Ich möchte, dass zur Kenntnis genommen wird, dass sich die Politik unter genau diesen Umständen in Kuba entwickelt hat. Diese Politik in Kuba hat verschiedene Seiten und ist differenziert zu bewerten. Ich komme jetzt zu der Differenzierung. In Kuba gibt es im Bildungs- und Gesundheitswesen Standards, wie man sie in keinem anderen südamerikanischen Land findet. Kuba hat Standards erreicht, die sich mit europäischen Standards messen lassen können.

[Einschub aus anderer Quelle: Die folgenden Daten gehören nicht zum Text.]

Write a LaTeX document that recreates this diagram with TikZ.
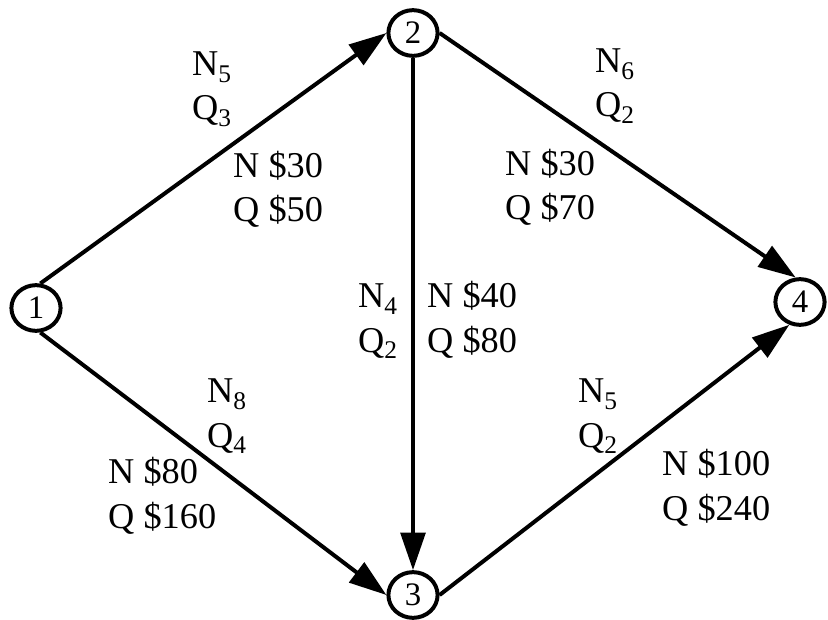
\documentclass[tikz,border=0pt]{standalone}
\usepackage{fontspec}
\setmainfont{Liberation Serif}
\usetikzlibrary{arrows.meta,shapes.geometric}
\newcommand{\sub}[2]{#1\textsubscript{#2}}

\begin{document}
\begin{tikzpicture}[x=0.03cm,y=-0.03cm,>={Triangle[length=32pt,width=21pt]},
  site/.style={ellipse,draw,line width=3.4pt,minimum width=42pt,minimum height=39pt,inner sep=0pt,font=\fontsize{28}{32}\selectfont},
  flow/.style={->,line width=3.4pt},
  tag/.style={anchor=base west,align=left,inner sep=0pt,font=\fontsize{31}{38}\selectfont}]
\useasboundingbox (0,0) rectangle (828,620);
\node[site] (n1) at (36,308) {1};
\node[site] (n2) at (413,33) {2};
\node[site] (n3) at (413,595) {3};
\node[site] (n4) at (800,302) {4};
\draw[flow] (n1.80) -- (n2.west);
\draw[flow] (n1.-80) -- (n3.west);
\draw[flow] (n2.south) -- (n3.north);
\draw[flow] (n2.east) -- (n4.100);
\draw[flow] (n3.east) -- (n4.-115);
\node[tag] (t12) at (192,120) {\sub{N}{5}\\\sub{Q}{3}};
\node[tag] (c12) at (233,222) {N \$30\\Q \$50};
\node[tag] (t24) at (595,117) {\sub{N}{6}\\\sub{Q}{2}};
\node[tag] (c24) at (505,220) {N \$30\\Q \$70};
\node[tag] (t23) at (358,352) {\sub{N}{4}\\\sub{Q}{2}};
\node[tag] (c23) at (427,352) {N \$40\\Q \$80};
\node[tag] (t13) at (207,447) {\sub{N}{8}\\\sub{Q}{4}};
\node[tag] (c13) at (108,528) {N \$80\\Q \$160};
\node[tag] (t34) at (578,447) {\sub{N}{5}\\\sub{Q}{2}};
\node[tag] (c34) at (662,520) {N \$100\\Q \$240};
\end{tikzpicture}
\end{document}
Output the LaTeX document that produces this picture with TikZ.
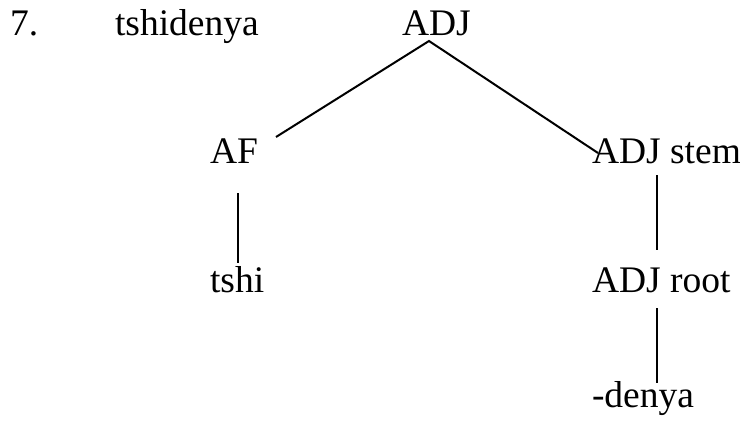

Ich darf auch an Folgendes erinnern: In der Allgemeinen Erklärung der Menschenrechte wird in Art. 22 die soziale Sicherheit garantiert. Das sollte man auch in Deutschland immer wieder erwähnen.
(Beifall bei der LINKEN)
Ferner wird in Art. 26 das Recht auf Bildung festgeschrieben. Es geht um etwas anderes. Von solchen Leistungen und Zusammenhängen ist in Ihren Anträgen niemals die Rede gewesen. Solange so etwas nicht differenziert betrachtet wird, kann meine Fraktion einem solchen Antrag niemals zustimmen.
(Beifall bei der LINKEN)
Auch wir sind nicht einseitig. Wir sagen sehr wohl, dass Kuba bei der Einschätzung seiner Sicherheitslage einige falsche Schlussfolgerungen gezogen hat. Wir haben von Anfang an die Todesstrafe nicht nur in Kuba kritisiert, sondern auch in den USA, in China und anderen Ländern.
(Beifall bei der LINKEN)
Wir aber führen diesen Dialog gemeinsam mit den Kubanerinnen und Kubanern. Ich muss jetzt leider meine Rede beenden. Ich hätte für Sie noch einige Argumente parat. Aber Sie können meine Rede gerne ausgehändigt bekommen. Danke.